As part of the spending review on 12 July 2004, Gordon Brown estimated that 12,500 jobs would be lost as result of the merger by March 2008, around 14% of the combined headcount of Customs and Inland Revenue. In addition, 2,500 staff would be redeployed to "front-line" activities. Estimates suggested this may save around £300 million in staff costs, out of a total annual budget of £4 billion.
The total number of job losses included policy functions within the former Inland Revenue and Customs which moved into the Treasury, so that the Treasury became responsible for "strategy and tax policy development" and HMRC took responsibility for "policy maintenance". In addition, certain investigatory functions moved to the new Serious Organised Crime Agency, as well as prosecutions moving to the new Revenue and Customs Prosecution Office.
A further programme of job cuts and office closures was announced on 16 November 2006. Whilst some of the offices closed were in bigger cities where other offices already exist, many were in local, rural areas, where there is no other HMRC presence. Initial proposals indicated that up to 200 offices would close and a further 12,500 jobs lost from 2008 to 2011. In May 2009, staff morale in HMRC was the lowest of 11 government departments surveyed.
In 2013, HMRC began to introduce an update to the PAYE system, which meant it would receive information on tax and employee earnings from employers each month, rather than at the end of a tax year.
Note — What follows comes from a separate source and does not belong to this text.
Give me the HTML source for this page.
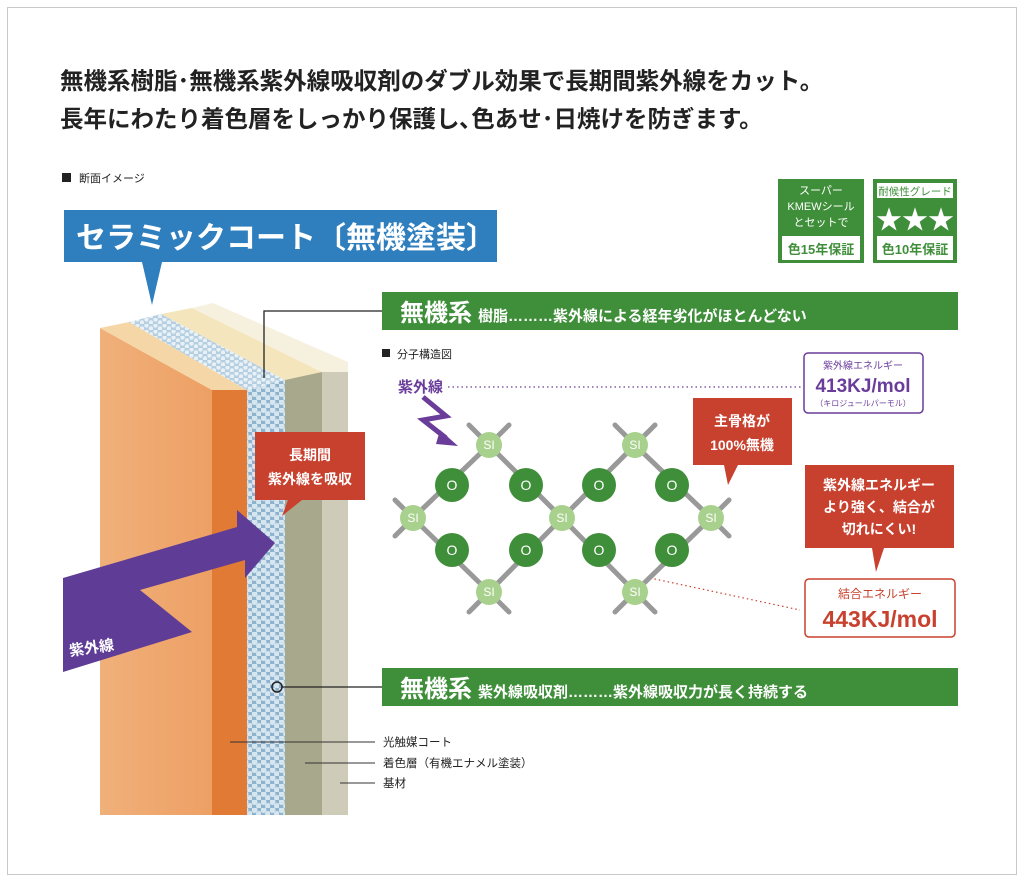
<!DOCTYPE html>
<html><head><meta charset="utf-8"><style>
body{margin:0;background:#fff;}
svg{display:block;font-family:"Liberation Sans","Noto Sans CJK JP",sans-serif;}
</style></head><body>
<svg width="1024" height="882" viewBox="0 0 1024 882" xmlns="http://www.w3.org/2000/svg">
<defs>
<pattern id="bd" width="9" height="8" patternUnits="userSpaceOnUse">
<rect width="9" height="8" fill="#8fb3cc"/>
<circle cx="2.5" cy="2" r="3" fill="#d6e6f0"/><circle cx="7" cy="6" r="3" fill="#d6e6f0"/>
</pattern>
<pattern id="bt" width="9" height="6" patternUnits="userSpaceOnUse">
<rect width="9" height="6" fill="#b5cfe0"/>
<circle cx="2.5" cy="1.5" r="2.2" fill="#e8f1f7"/><circle cx="7" cy="4.5" r="2.2" fill="#e8f1f7"/>
</pattern>
<linearGradient id="lo" x1="0" x2="1"><stop offset="0" stop-color="#f0b07a"/><stop offset="1" stop-color="#eda064"/></linearGradient>
</defs>
<rect x="7.5" y="7.5" width="1009" height="867" fill="#fff" stroke="#c8c8c8"/>
<text x="60" y="89" font-size="23.5" font-weight="bold" fill="#222">無機系樹脂･無機系紫外線吸収剤のダブル効果で長期間紫外線をカット。</text>
<text x="60" y="127" font-size="23.5" font-weight="bold" fill="#222">長年にわたり着色層をしっかり保護し､色あせ･日焼けを防ぎます。</text>
<rect x="62" y="173" width="9" height="9" fill="#222"/>
<text x="79" y="182" font-size="11" fill="#222">断面イメージ</text>
<rect x="64" y="210" width="433" height="52" fill="#2f7fbf"/>
<polygon points="142,262 162,262 152,305" fill="#2f7fbf"/>
<text x="76" y="248" font-size="30" font-weight="bold" fill="#fff">セラミックコート〔無機塗装〕</text>
<rect x="778" y="179" width="86" height="84" fill="#3f8f3a"/>
<rect x="782" y="236" width="78" height="24" fill="#fff"/>
<text x="821" y="194" font-size="11" fill="#fff" text-anchor="middle">スーパー</text>
<text x="821" y="210" font-size="11" fill="#fff" text-anchor="middle">KMEWシール</text>
<text x="821" y="226" font-size="11" fill="#fff" text-anchor="middle">とセットで</text>
<text x="821" y="254" font-size="13" font-weight="bold" fill="#3f8f3a" text-anchor="middle">色15年保証</text>
<rect x="873" y="179" width="84" height="84" fill="#3f8f3a"/>
<rect x="877" y="183" width="76" height="15" fill="#fff"/>
<rect x="877" y="236" width="76" height="24" fill="#fff"/>
<text x="915" y="195" font-size="10.5" fill="#3f8f3a" text-anchor="middle">耐候性グレード</text>
<text x="915" y="229" font-size="26" fill="#fff" text-anchor="middle">★★★</text>
<text x="915" y="254" font-size="13" font-weight="bold" fill="#3f8f3a" text-anchor="middle">色10年保証</text>
<polygon points="100,328 212,390 212,815 100,815" fill="url(#lo)"/>
<rect x="212" y="390" width="35" height="425" fill="#e07a35"/>
<polygon points="247,390 285,380 285,815 247,815" fill="url(#bd)"/>
<rect x="285" y="372" width="37" height="443" fill="#a8a88c"/>
<rect x="322" y="372" width="26" height="443" fill="#cfcbb9"/>
<polygon points="100,328 129,322 247,390 212,390" fill="#f5d6a6"/>
<polygon points="129,322 161,314 285,380 247,390" fill="url(#bt)"/>
<polygon points="161,314 192,308 322,372 285,380" fill="#f4e5bd"/>
<polygon points="192,308 213,303 348,362 348,372 322,372" fill="#f6f1de"/>
<rect x="255" y="432" width="110" height="68" fill="#c8412f"/>
<polygon points="288,500 302,500 282,516" fill="#c8412f"/>
<text x="310" y="460" font-size="14" font-weight="bold" fill="#fff" text-anchor="middle">長期間</text>
<text x="310" y="484" font-size="14" font-weight="bold" fill="#fff" text-anchor="middle">紫外線を吸収</text>
<polygon points="63,578 237,527 237,510 275,543 245,578 245,560 140,590 192,632 63,672" fill="#5f3d96"/>
<text x="70" y="656" font-size="15" font-weight="bold" fill="#fff" transform="rotate(-8 70 656)">紫外線</text>
<polyline points="264,378 264,311 382,311" fill="none" stroke="#222" stroke-width="1.3"/>
<circle cx="277" cy="687" r="5" fill="none" stroke="#222" stroke-width="1.5"/>
<line x1="282" y1="687" x2="382" y2="687" stroke="#222" stroke-width="1.3"/>
<rect x="382" y="292" width="576" height="38" fill="#3f8f3a"/>
<text x="400" y="321" font-size="24" font-weight="bold" fill="#fff">無機系<tspan font-size="15" dx="6">樹脂………紫外線による経年劣化がほとんどない</tspan></text>
<rect x="382" y="668" width="576" height="38" fill="#3f8f3a"/>
<text x="400" y="697" font-size="24" font-weight="bold" fill="#fff">無機系<tspan font-size="15" dx="6">紫外線吸収剤………紫外線吸収力が長く持続する</tspan></text>
<rect x="382" y="349" width="8" height="8" fill="#222"/>
<text x="397" y="358" font-size="11" fill="#222">分子構造図</text>
<text x="398" y="392" font-size="15" font-weight="bold" fill="#6a3d9a">紫外線</text>
<line x1="448" y1="387" x2="803" y2="387" stroke="#6a3d9a" stroke-width="1.2" stroke-dasharray="1.5,3"/>
<polyline points="423,397 446,416 423,420 446,438" fill="none" stroke="#6a3d9a" stroke-width="5" stroke-linejoin="miter"/>
<polygon points="440,430 458,446 436,444" fill="#6a3d9a"/>
<line x1="650" y1="578" x2="800" y2="610" stroke="#c8412f" stroke-width="1.2" stroke-dasharray="1.5,3"/>
<g stroke="#999" stroke-width="5" stroke-linecap="round">
<line x1="413" y1="518" x2="489" y2="445"/><line x1="489" y1="445" x2="562" y2="518"/><line x1="562" y1="518" x2="635" y2="445"/><line x1="635" y1="445" x2="711" y2="518"/>
<line x1="413" y1="518" x2="489" y2="592"/><line x1="489" y1="592" x2="562" y2="518"/><line x1="562" y1="518" x2="635" y2="592"/><line x1="635" y1="592" x2="711" y2="518"/>
<line x1="489" y1="445" x2="469" y2="425"/><line x1="489" y1="445" x2="509" y2="425"/>
<line x1="635" y1="445" x2="615" y2="425"/><line x1="635" y1="445" x2="655" y2="425"/>
<line x1="489" y1="592" x2="469" y2="612"/><line x1="489" y1="592" x2="509" y2="612"/>
<line x1="635" y1="592" x2="615" y2="612"/><line x1="635" y1="592" x2="655" y2="612"/>
<line x1="413" y1="518" x2="395" y2="500"/><line x1="413" y1="518" x2="395" y2="536"/>
<line x1="711" y1="518" x2="729" y2="500"/><line x1="711" y1="518" x2="729" y2="536"/>
</g>
<g fill="#3f8f3a">
<circle cx="452" cy="485" r="17"/><circle cx="526" cy="485" r="17"/><circle cx="599" cy="485" r="17"/><circle cx="672" cy="485" r="17"/>
<circle cx="452" cy="550" r="17"/><circle cx="526" cy="550" r="17"/><circle cx="599" cy="550" r="17"/><circle cx="672" cy="550" r="17"/>
</g>
<g fill="#a9d18e">
<circle cx="489" cy="445" r="13"/><circle cx="635" cy="445" r="13"/><circle cx="413" cy="518" r="13"/><circle cx="562" cy="518" r="13"/><circle cx="711" cy="518" r="13"/><circle cx="489" cy="592" r="13"/><circle cx="635" cy="592" r="13"/>
</g>
<g font-size="14" fill="#fff" text-anchor="middle">
<text x="452" y="490">O</text><text x="526" y="490">O</text><text x="599" y="490">O</text><text x="672" y="490">O</text>
<text x="452" y="555">O</text><text x="526" y="555">O</text><text x="599" y="555">O</text><text x="672" y="555">O</text>
</g>
<g font-size="12" fill="#fff" text-anchor="middle">
<text x="489" y="449">SI</text><text x="635" y="449">SI</text><text x="413" y="522">SI</text><text x="562" y="522">SI</text><text x="711" y="522">SI</text><text x="489" y="596">SI</text><text x="635" y="596">SI</text>
</g>
<rect x="804" y="353" width="119" height="60" rx="4" fill="#fff" stroke="#6a3d9a" stroke-width="1.5"/>
<text x="863" y="369" font-size="10" fill="#6a3d9a" text-anchor="middle">紫外線エネルギー</text>
<text x="863" y="392" font-size="19" font-weight="bold" fill="#6a3d9a" text-anchor="middle">413KJ/mol</text>
<text x="863" y="406" font-size="8" fill="#6a3d9a" text-anchor="middle">（キロジュールパーモル）</text>
<rect x="693" y="398" width="99" height="67" fill="#c8412f"/>
<polygon points="724,465 738,465 728,485" fill="#c8412f"/>
<text x="742" y="426" font-size="14" font-weight="bold" fill="#fff" text-anchor="middle">主骨格が</text>
<text x="742" y="450" font-size="14" font-weight="bold" fill="#fff" text-anchor="middle">100%無機</text>
<rect x="805" y="465" width="149" height="83" fill="#c8412f"/>
<polygon points="872,548 884,548 876,572" fill="#c8412f"/>
<text x="879" y="490" font-size="14" font-weight="bold" fill="#fff" text-anchor="middle">紫外線エネルギー</text>
<text x="879" y="512" font-size="14" font-weight="bold" fill="#fff" text-anchor="middle">より強く、結合が</text>
<text x="879" y="534" font-size="14" font-weight="bold" fill="#fff" text-anchor="middle">切れにくい!</text>
<rect x="805" y="579" width="150" height="58" rx="4" fill="#fff" stroke="#c8412f" stroke-width="1.5"/>
<text x="880" y="598" font-size="12" fill="#c8412f" text-anchor="middle">結合エネルギー</text>
<text x="880" y="627" font-size="23" font-weight="bold" fill="#c8412f" text-anchor="middle">443KJ/mol</text>
<line x1="230" y1="742" x2="375" y2="742" stroke="#333" stroke-width="1"/>
<line x1="305" y1="763" x2="375" y2="763" stroke="#333" stroke-width="1"/>
<line x1="340" y1="783" x2="375" y2="783" stroke="#333" stroke-width="1"/>
<text x="383" y="746" font-size="11.5" fill="#222">光触媒コート</text>
<text x="383" y="767" font-size="11.5" fill="#222">着色層（有機エナメル塗装）</text>
<text x="383" y="787" font-size="11.5" fill="#222">基材</text>
</svg>
</body></html>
A trial of the new system began in April 2012, and all employers switched by October 2013.
In 2012, Revenue Scotland was formed and on 1 April 2015 it took HMRC responsibility to collect devolved taxes in Scotland. In 2015 Welsh Revenue Authority was formed and on 1 April 2018 it took HMRC responsibility to collect devolved taxes in Wales.
On 12 November 2015, HMRC proposed to replace local offices with 13 regional centres by 2027.
In 2022, HMRC announced plans to dissolve Revenue and Customs Digital Technology Services Ltd, an arms-length not-for-profit company that had provided certain IT services to HMRC. The company was set up and wholly owned by HMRC. It had roughly 750 employees. The majority of former RCDTS staff transferred to HMRC in the 2022/23 financial year.

Governance structure

The board is composed of members of the executive committee and non-executive directors. Its main role is to develop and approve HMRC's overall strategy, approve final business plans and advise the chief executive on key appointments. It also performs an assurance role and advises on best practice.
The Treasury minister responsible for HMRC is James Murray.

Chairman

The chairman of HMRC was an executive role until 2008. Mike Clasper served as a non-executive chairman. From August 2012, the post was abolished with a 'lead non-executive director' chairing board meetings instead.
  • Sir David Varney April 2005 – August 2006
  • Paul Gray September 2006 – February 2007 and February 2007 – November 2007
  • Dave Hartnett CB 2007 – 31 July 2008
  • Mike Clasper CBE 1 August 2008 – 1 August 2012

    Chief Executive

The chief executive is also the first permanent secretary for HMRC and the accounting officer.